Norlartic and Kierens Deposits Resource Estimates, June 2007
(at cut-ff grade of 1g/t for 0.200m depth and 2.5g/t for 200-600m depth)

·    186 square kilometres at the early stage Pump Lake project which lies 50km north of the Mount Laurier uranium district.  Pump Lake displays characteristics comparable to the Iron Oxide-Copper-Gold (IOCG) class of mineral deposits.
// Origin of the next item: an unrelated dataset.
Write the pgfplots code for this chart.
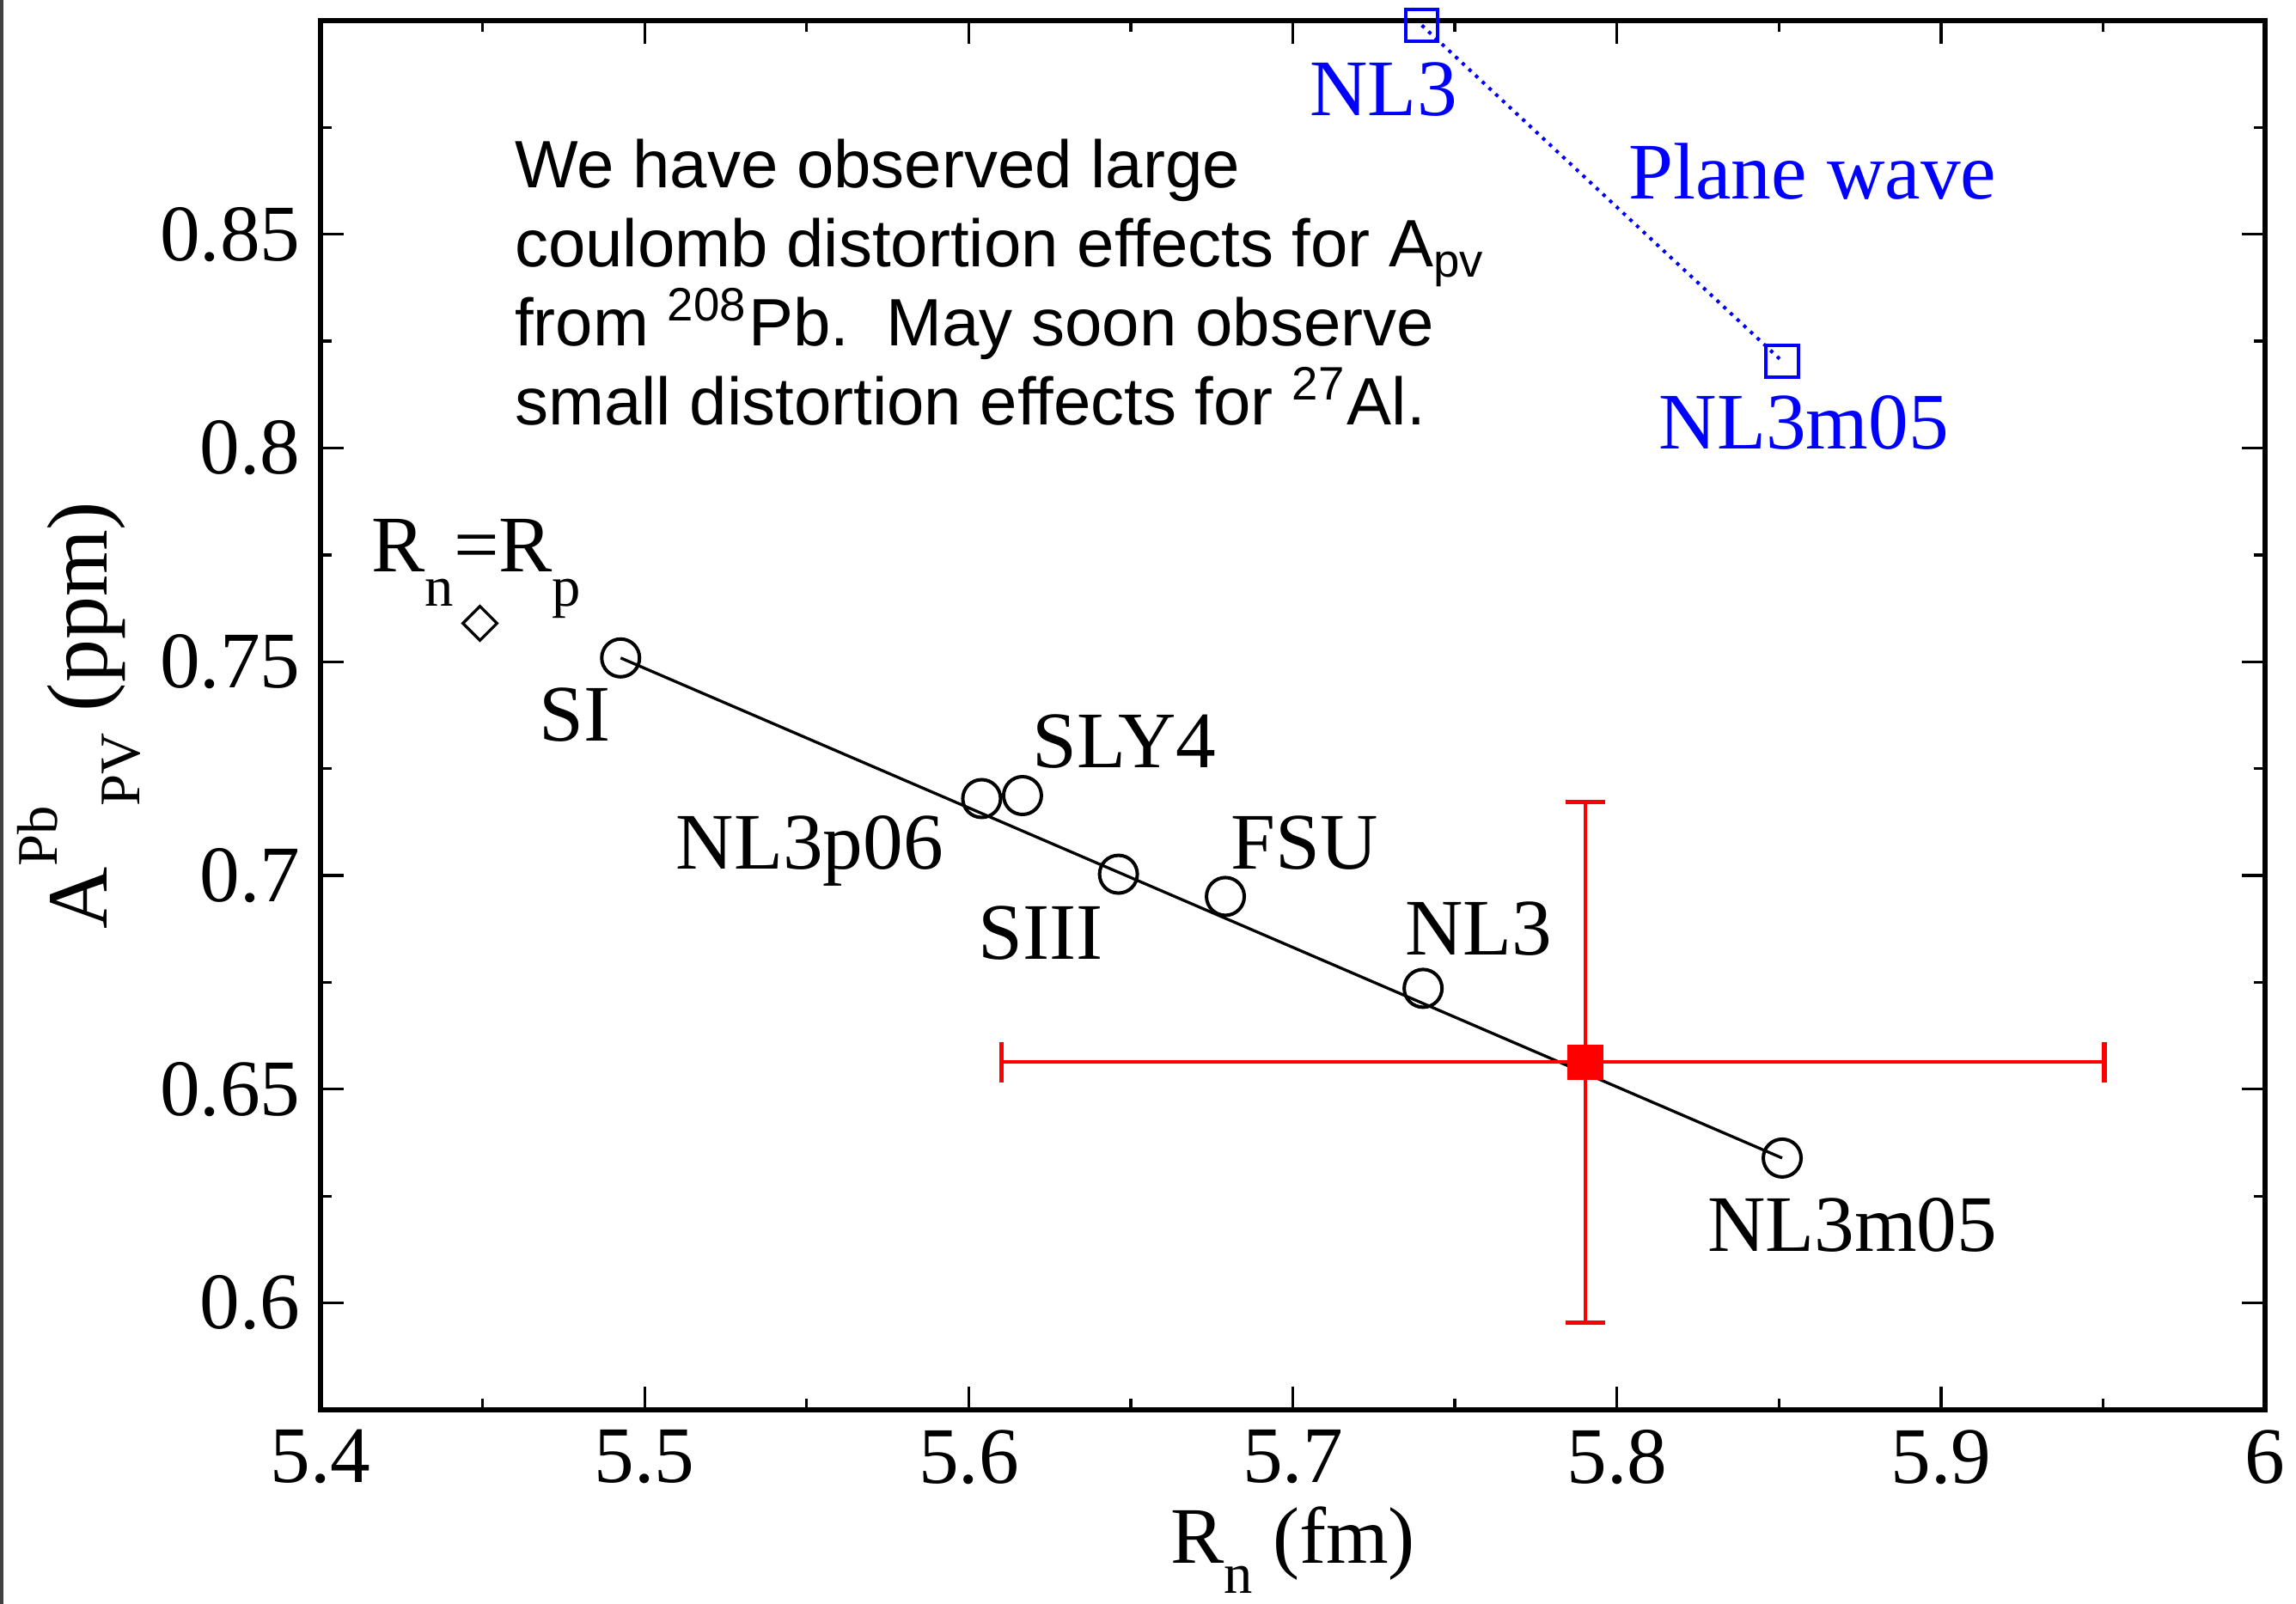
\documentclass[border=0pt]{standalone}
\usepackage{fontspec}
\setmainfont{Liberation Serif}
\newfontfamily\annot{Liberation Sans}
\usepackage{pgfplots}
\pgfplotsset{compat=1.18}

\newcommand\lbl{\fontsize{14}{16}\selectfont}
\newcommand\sub[2]{\raisebox{#1}{\fontsize{10}{10}\selectfont #2}}

\begin{document}
\begin{tikzpicture}
\useasboundingbox (-55.95pt,-33.9pt) rectangle (344.85pt,246.15pt);
\draw[black!75, line width=0.6pt] (-55.65pt,-33.9pt) -- (-55.65pt,246.15pt);
\begin{axis}[
  at={(0,0)}, anchor=south west,
  scale only axis, width=339.45pt, height=242.55pt,
  xmin=5.4, xmax=6, ymin=0.575, ymax=0.9,
  xtick={5.4,5.5,5.6,5.7,5.8,5.9,6},
  ytick={0.6,0.65,0.7,0.75,0.8,0.85},
  minor xtick={5.45,5.55,5.65,5.75,5.85,5.95},
  minor ytick={0.625,0.675,0.725,0.775,0.825,0.875},
  tick align=inside, major tick length=4pt, minor tick length=2pt,
  axis line style={line width=0.8pt},
  every tick/.style={black, line width=0.5pt},
  tick label style={font=\lbl},
  /pgf/number format/assume math mode=true,
  clip=false,
  xlabel={R\sub{-5.2pt}{n} (fm)},
  ylabel={A\sub{8.7pt}{Pb}\sub{-5.7pt}{PV} (ppm)},
  xlabel style={font=\lbl, at={(axis description cs:0.5,-0.1105)}, anchor=base},
  ylabel style={font=\fontsize{15}{17}\selectfont, at={(axis description cs:-0.1096,0.5)}, anchor=base},
]
% fit line through the models
\addplot[black, line width=0.5pt] coordinates {(5.4926,0.7509) (5.8510,0.6339)};
% models
\addplot[black, only marks, mark=o, mark size=3.3pt, mark options={line width=0.6pt}] coordinates {
  (5.4926,0.7509) (5.6040,0.7180) (5.6166,0.7187) (5.6462,0.7003)
  (5.6792,0.6951) (5.7402,0.6736) (5.8510,0.6339)};
% Rn = Rp
\addplot[black, only marks, mark=square, mark size=2.1pt, mark options={rotate=45, line width=0.5pt}] coordinates {(5.4492,0.7590)};
% plane wave
\addplot[blue, densely dotted, line width=0.6pt, mark=square, mark size=2.8pt, mark options={solid, line width=0.6pt}]
  coordinates {(5.7398,0.8989) (5.8510,0.8203)};
% measurement
\addplot[red, only marks, mark=square*, mark size=2.9pt,
  error bars/.cd, x dir=both, y dir=both, x explicit, y explicit,
  error bar style={red, line width=0.6pt},
  error mark options={rotate=90, red, mark size=3.5pt, line width=0.8pt}]
  coordinates {(5.7903,0.6563) += (0.1601,0.0609) -= (0.1801,0.0609)};

\node[font=\lbl, anchor=base] at (axis cs:5.4786,0.7314) {SI};
\node[font=\lbl, anchor=base] at (axis cs:5.6480,0.7252) {SLY4};
\node[font=\lbl, anchor=base] at (axis cs:5.5509,0.7016) {NL3p06};
\node[font=\lbl, anchor=base] at (axis cs:5.7036,0.7016) {FSU};
\node[font=\lbl, anchor=base] at (axis cs:5.6223,0.6804) {SIII};
\node[font=\lbl, anchor=base] at (axis cs:5.7574,0.6815) {NL3};
\node[font=\lbl, anchor=base] at (axis cs:5.8726,0.6121) {NL3m05};
\node[font=\lbl, anchor=base west, inner sep=0pt] at (axis cs:5.4154,0.7710) {R\sub{-6pt}{n}=R\sub{-6pt}{p}};
\node[font=\lbl, text=blue, anchor=base] at (axis cs:5.7280,0.8777) {NL3};
\node[font=\lbl, text=blue, anchor=base] at (axis cs:5.8604,0.8582) {Plane wave};
\node[font=\lbl, text=blue, anchor=base] at (axis cs:5.8577,0.7997) {NL3m05};
\node[font=\annot\fontsize{11.7}{13.8}\selectfont, align=left, anchor=north west, inner sep=0pt]
  at (axis cs:5.4596,0.8726) {We have observed large\\coulomb distortion effects for A\textsubscript{pv}\\from \textsuperscript{208}Pb.\ \ May soon observe\\small distortion effects for \textsuperscript{27}Al.};
\end{axis}
\end{tikzpicture}
\end{document}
These are typically large polymetallic systems hosting ores of iron, copper, gold, silver, uranium, niobium and rare earth elements (REE).


Current and Future Work Programme


By February 2009 NioGold had completed the terms of the earn-in agreements with Teck Cominco and Thundermin Resources to earn 100% interest in the Marban Block Property as it had spent $7m on exploration and development, completed a N43-101 resources investment on Norlartic and Kierans and undertaken 45,000 metres drilling.  The drilling to date at Marban has mostly been infill resource drilling and NioGold is now hoping to release a new resource estimate within a month. In February the corporate research company, Objective Capital, opined that the mineralised zone at Marban is “significantly larger than previously believed. At least ten easterly-striking, moderately-dipping mineralised zones are present within an area measuring 1,200 metres long and 350 metres wide, including three newly-recognised features to the north of, and above, the Marban mine”.

Meanwhile the 2009 drilling programme has begun, including 5 holes for 2,500 metres drilled on Siscoe East under an option to acquire a 50% interest from Alexandria Mineral Corp.  The best intercept here was a very high grade 43.67g/t over 1.9m.  6 holes have also been drilled on the Malartic properties though no results have been released as yet.  The plan to is target the NW extension on the Norbenite-Marbanite fault zone.  At present the company has C$2m in cash.

The big picture is that the company will conduct an aggressive 100,000 metre exploration drilling programme over 2 years to further explore and extend the resource along NioGold’s significant landholding along the Norbenite-Marbanite fault.  Ultimately the plan will be to attract a major partner to develop a mine. At Pump Lake NioGold have recently completed an airborne gravity study and it will next follow up on anomalies identified. 


The biggest risk, according to CEO, Rock Lefrancois, is that the company does not find more gold.  However he feels that the statistics are stacked in NioGold’s favour given the location of known deposits to the west, south and east.  As he told Proactive investors, “If we keep on drilling then we should plug into another deposit if we do the job right”. 


He cites for example, Agnico Eagle’s 3 neighbouring mines with reserves of 7.6million ounces and another immediate neighbour Osisko, who drilled 500,000 metres to define Canada’s largest gold reserve of 6.3M ounces which is being developed as an open pittable operation to come onstream in 2011. Fortunately the company has not faced any bottlenecks on its drilling programme even when the boom was at its height.   There are unlikely to be any gold milling capacity problems either with 7 mills within a 50km radius none of which are close to full capacity.  The closest is just 3km.

NioGold thus holds a large landholding at a great address in the heart of one of Canada’s most active mining camps in a favourable jurisdiction with excellent infrastructure and with interesting and successful neighbours.  The share price currently values the company at C$15m, but the company is seeking to drive this up both by a marketing campaign to spread word about the company in the US and Canada and by intensive drilling to increase resources.